EXPO: Le Logis-Floréal – a co-operative project (extended)

The first "garden cities" appeared in Belgium about a hundred years ago. We now ask ourselves, a century later, whether their philosophy based upon collective and cooperative living is likely to provide solutions to the current housing crisis. CIVA intends to address this question by means of an exhibition and a symposium.

Dates
Friday, March 25, 2022Sunday, August 14, 2022
Hours
10:30 - 18:00
Language(s)
NL / FR / EN
Place
CIVA, Rue de l'Ermitage 55, 1050 Brussels
Tickets

Free access to the exhibition

Partner
Centenaire cités-jardins / Honderd jaar tuinwijken

At the end of the First World War, a housing crisis was raging in Belgium. The shortage of materials caused construction costs to soar, the scarcity of building land fuelled speculation, and reconstruction after the bombing was painfully slow.

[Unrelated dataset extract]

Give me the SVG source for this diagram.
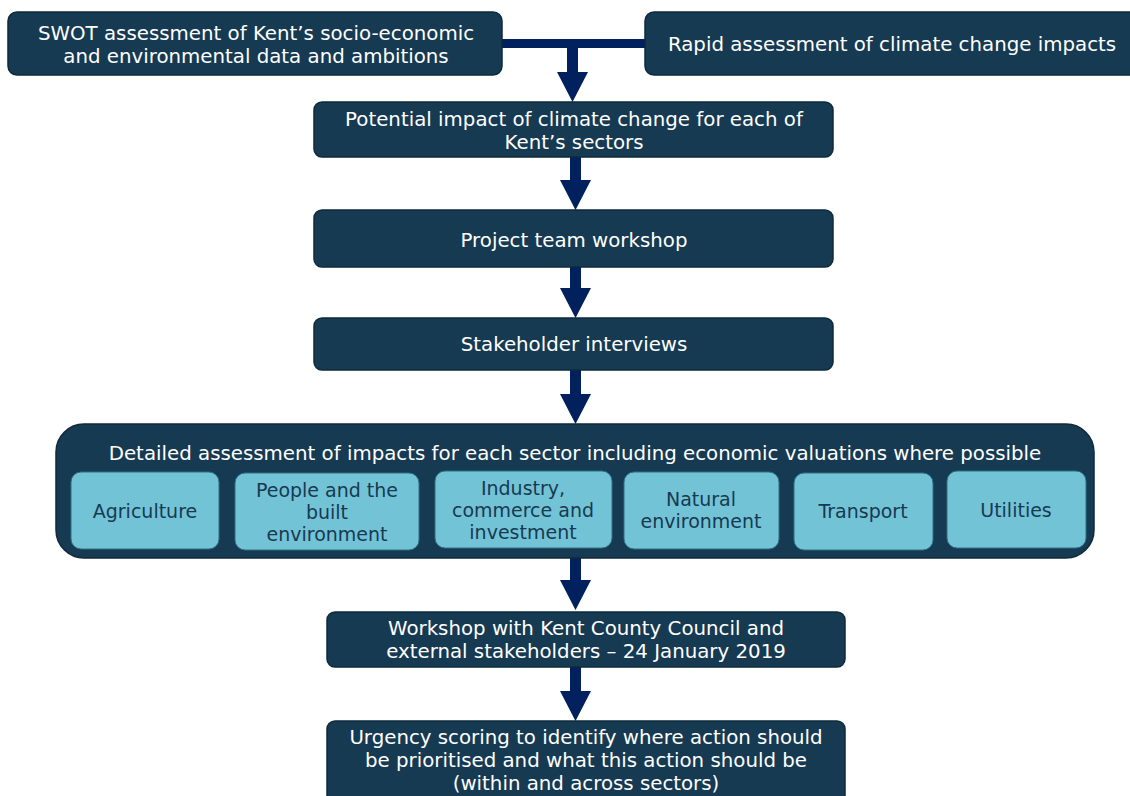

This situation only aggravated the working classes’ already miserable living conditions, driven by the rural exodus to the cities which began in the mid-19th century.

While searching for solutions, some of the public authorities and the architects of the Belgian modernist avant-garde proposed the "garden city" model: a housing estate in a green area on the city’s outskirts. The model had many advantages: the building land was cheaper, and the use of standardisation and modern materials like concrete helped to reduce costs and speed up the construction process.

Some of these garden cities of the 1920s favoured the economic and socio-cultural model of cooperative housing: each resident was a tenant in his or her own home but co-owner of the entire garden city. This model implies not only the creation of a number of living spaces and collective facilities, but also a balance between the individual and the collective, the private and the public, unity and diversity.  

Today, the issue of collective housing is once again on the agenda. The exhibition, which is mainly devoted to "Le Logis-Floréal", and a colloquium with Belgian and international guests places the cooperative garden city in a historical perspective and examines the model's relevance with regards to today's challenges in terms of architecture, urbanism, landscape, and contemporary socio-economic and cultural contexts.